- **WHAT TO WORK ON**
Nothing in the data should change when you return it, but leave the pictures out.
┌──
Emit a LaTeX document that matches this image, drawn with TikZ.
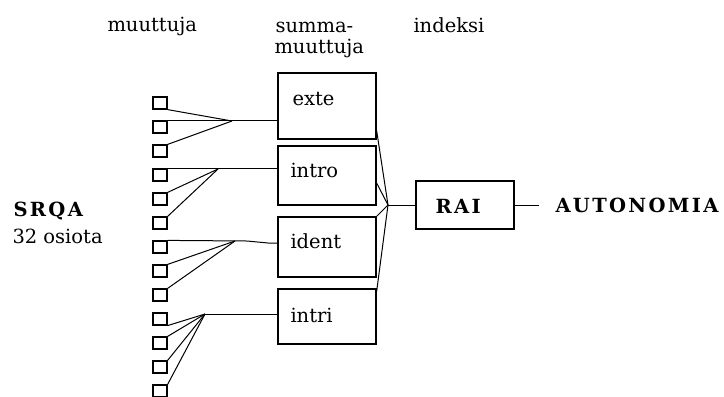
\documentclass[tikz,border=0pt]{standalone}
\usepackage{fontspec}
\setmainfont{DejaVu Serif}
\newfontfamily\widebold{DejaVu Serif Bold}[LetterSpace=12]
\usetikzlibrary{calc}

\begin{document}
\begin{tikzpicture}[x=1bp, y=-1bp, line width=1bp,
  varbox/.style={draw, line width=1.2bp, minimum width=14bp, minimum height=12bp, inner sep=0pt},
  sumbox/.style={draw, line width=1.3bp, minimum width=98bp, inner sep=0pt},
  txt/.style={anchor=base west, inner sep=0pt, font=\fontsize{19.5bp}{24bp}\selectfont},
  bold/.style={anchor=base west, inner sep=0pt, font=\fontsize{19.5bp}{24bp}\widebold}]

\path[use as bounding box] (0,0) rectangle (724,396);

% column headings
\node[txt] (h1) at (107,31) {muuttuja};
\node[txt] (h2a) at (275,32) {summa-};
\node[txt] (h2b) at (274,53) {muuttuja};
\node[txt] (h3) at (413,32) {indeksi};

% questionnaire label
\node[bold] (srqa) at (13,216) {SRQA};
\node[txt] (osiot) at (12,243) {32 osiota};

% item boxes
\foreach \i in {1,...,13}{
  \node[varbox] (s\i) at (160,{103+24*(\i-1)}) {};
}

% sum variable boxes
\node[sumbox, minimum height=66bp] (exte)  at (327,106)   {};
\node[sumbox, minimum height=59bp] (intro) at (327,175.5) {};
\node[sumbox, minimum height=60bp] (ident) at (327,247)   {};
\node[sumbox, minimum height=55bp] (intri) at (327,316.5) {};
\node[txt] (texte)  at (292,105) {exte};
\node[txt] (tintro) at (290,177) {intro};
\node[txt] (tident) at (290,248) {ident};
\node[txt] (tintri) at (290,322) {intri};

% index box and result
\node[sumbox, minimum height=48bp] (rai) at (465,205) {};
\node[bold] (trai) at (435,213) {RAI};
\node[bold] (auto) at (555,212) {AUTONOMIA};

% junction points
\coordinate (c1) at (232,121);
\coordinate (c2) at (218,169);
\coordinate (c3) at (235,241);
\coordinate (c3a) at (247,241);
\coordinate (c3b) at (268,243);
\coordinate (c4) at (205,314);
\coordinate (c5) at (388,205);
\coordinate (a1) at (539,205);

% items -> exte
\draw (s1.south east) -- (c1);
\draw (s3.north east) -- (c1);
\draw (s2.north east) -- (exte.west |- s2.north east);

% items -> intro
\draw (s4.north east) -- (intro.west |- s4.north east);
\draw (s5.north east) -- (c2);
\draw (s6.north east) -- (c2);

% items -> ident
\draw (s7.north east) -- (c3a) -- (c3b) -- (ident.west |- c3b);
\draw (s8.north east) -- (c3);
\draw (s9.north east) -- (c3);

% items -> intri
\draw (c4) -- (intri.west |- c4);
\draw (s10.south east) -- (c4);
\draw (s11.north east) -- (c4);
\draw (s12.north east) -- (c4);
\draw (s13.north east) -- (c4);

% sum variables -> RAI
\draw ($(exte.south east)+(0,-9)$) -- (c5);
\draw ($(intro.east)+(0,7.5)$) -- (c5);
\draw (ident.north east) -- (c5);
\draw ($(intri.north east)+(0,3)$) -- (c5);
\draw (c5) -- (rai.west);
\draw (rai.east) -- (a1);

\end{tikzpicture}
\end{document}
└──
- **FINISHED ANSWER**
Emit a LaTeX document that matches this image, drawn with TikZ.
\documentclass[tikz,border=0pt]{standalone}
\usepackage{fontspec}
\setmainfont{DejaVu Serif}
\newfontfamily\widebold{DejaVu Serif Bold}[LetterSpace=12]
\usetikzlibrary{calc}

\begin{document}
\begin{tikzpicture}[x=1bp, y=-1bp, line width=1bp,
  varbox/.style={draw, line width=1.2bp, minimum width=14bp, minimum height=12bp, inner sep=0pt},
  sumbox/.style={draw, line width=1.3bp, minimum width=98bp, inner sep=0pt},
  txt/.style={anchor=base west, inner sep=0pt, font=\fontsize{19.5bp}{24bp}\selectfont},
  bold/.style={anchor=base west, inner sep=0pt, font=\fontsize{19.5bp}{24bp}\widebold}]

\path[use as bounding box] (0,0) rectangle (724,396);

% column headings
\node[txt] (h1) at (107,31) {muuttuja};
\node[txt] (h2a) at (275,32) {summa-};
\node[txt] (h2b) at (274,53) {muuttuja};
\node[txt] (h3) at (413,32) {indeksi};

% questionnaire label
\node[bold] (srqa) at (13,216) {SRQA};
\node[txt] (osiot) at (12,243) {32 osiota};

% item boxes
\foreach \i in {1,...,13}{
  \node[varbox] (s\i) at (160,{103+24*(\i-1)}) {};
}

% sum variable boxes
\node[sumbox, minimum height=66bp] (exte)  at (327,106)   {};
\node[sumbox, minimum height=59bp] (intro) at (327,175.5) {};
\node[sumbox, minimum height=60bp] (ident) at (327,247)   {};
\node[sumbox, minimum height=55bp] (intri) at (327,316.5) {};
\node[txt] (texte)  at (292,105) {exte};
\node[txt] (tintro) at (290,177) {intro};
\node[txt] (tident) at (290,248) {ident};
\node[txt] (tintri) at (290,322) {intri};

% index box and result
\node[sumbox, minimum height=48bp] (rai) at (465,205) {};
\node[bold] (trai) at (435,213) {RAI};
\node[bold] (auto) at (555,212) {AUTONOMIA};

% junction points
\coordinate (c1) at (232,121);
\coordinate (c2) at (218,169);
\coordinate (c3) at (235,241);
\coordinate (c3a) at (247,241);
\coordinate (c3b) at (268,243);
\coordinate (c4) at (205,314);
\coordinate (c5) at (388,205);
\coordinate (a1) at (539,205);

% items -> exte
\draw (s1.south east) -- (c1);
\draw (s3.north east) -- (c1);
\draw (s2.north east) -- (exte.west |- s2.north east);

% items -> intro
\draw (s4.north east) -- (intro.west |- s4.north east);
\draw (s5.north east) -- (c2);
\draw (s6.north east) -- (c2);

% items -> ident
\draw (s7.north east) -- (c3a) -- (c3b) -- (ident.west |- c3b);
\draw (s8.north east) -- (c3);
\draw (s9.north east) -- (c3);

% items -> intri
\draw (c4) -- (intri.west |- c4);
\draw (s10.south east) -- (c4);
\draw (s11.north east) -- (c4);
\draw (s12.north east) -- (c4);
\draw (s13.north east) -- (c4);

% sum variables -> RAI
\draw ($(exte.south east)+(0,-9)$) -- (c5);
\draw ($(intro.east)+(0,7.5)$) -- (c5);
\draw (ident.north east) -- (c5);
\draw ($(intri.north east)+(0,3)$) -- (c5);
\draw (c5) -- (rai.west);
\draw (rai.east) -- (a1);

\end{tikzpicture}
\end{document}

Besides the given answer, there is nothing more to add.